Gold rose 0.4% to $4791 per ounce. The dollar index edged down 0.03%.

A shifting narrative

On April 17, Tehran declared the Strait of Hormuz “fully open”. Elsewhere, most coins lost less than 1%.

By April 19 the situation had flipped: US president Donald Trump threatened to destroy all power stations and bridges in Iran if talks fail. The other side signalled it could skip a second negotiation round while the United States maintains a naval blockade.

This is the fourth Middle East–related shock that crypto has weathered relatively calmly, analysts at CoinDesk noted. Each fresh escalation elicits a more muted response from bitcoin, even as oil and equities continue to react sharply.

Experts reckon digital-asset markets have already priced in the main risks, while traditional markets are still catching up.

QCP noted that volatility remains subdued. Rather than sharp flare-ups, investors are betting on a longer grind — periodic disruptions in the strait alternating with political rhetoric and de-escalation.

“In other words, the market is pricing not the intensity but the duration of the war, which may drag on but remain within its current bounds,” they explained.

Analysts also said the balance between upside bets and downside protection changed little over the week — a sign the market has yet to pick a direction.

Beyond the regional backdrop, investors are awaiting remarks from Kevin Warsh — a candidate to chair the Fed, QCP stressed.

“Investors are focused on his views on rates and the economy. Warsh’s comments could be a short-term catalyst — especially if they reinforce expectations of policy easing amid persistent geopolitical risks,” the experts concluded.

What next

Bitcoin has established itself above the realized price of the most price-sensitive short-term holders — those who entered the market one week to one month ago. Their break-even sits around $69,400, wrote the analyst known as Darkfost.

He argues this helps restore confidence among recent entrants and lowers the odds of a quick capitulation.

The leading cryptocurrency is now testing the realized price of one‑to‑three‑month holders at roughly $74,900. They suffered most from the correction that began in October 2025.

“These investors had only one chance to exit — in January 2025, when the price first touched their break-even. Now comes a second test. The key question: will they hold or start selling,” Darkfost wrote.

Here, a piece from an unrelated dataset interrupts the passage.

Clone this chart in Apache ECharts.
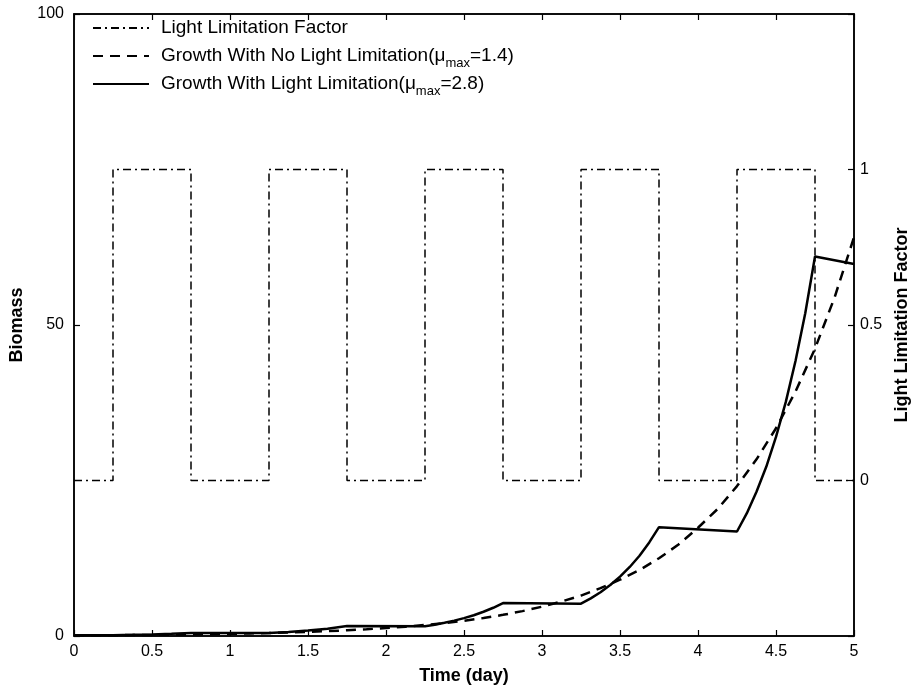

If that level is cleared and the market holds above it, pressure from short‑term holders should ease markedly. That would give digital gold room to push toward the next important zone.

The cost basis of the earlier short‑term cohort (three to six months) is higher — around $92,000. The expert expects this to be the final resistance, after which most market participants would be back in profit.

Bitcoin has also formed a new price gap on the CME at $77,400, noted the trader known as Ash Crypto.

Since the fourth quarter of last year, bitcoin has closed 90% of such gaps within a week. If the pattern repeats, roughly $1.6 billion in short positions would be liquidated, adding momentum to the upside, the expert said.

MN Trading founder Michaël van de Poppe added that bitcoin staged a relatively strong rebound, despite markets typically turning risk‑off ahead of the US open.

He also pointed to gold’s weak performance, which in his view signals no pronounced flight to safety.

Against that backdrop, van de Poppe floated the prospect of fresh local highs this week. He cited $77,300 as bitcoin’s next key level.

During the week of April 13–17, crypto funds attracted $1.4 billion, marking a recovery in investor sentiment.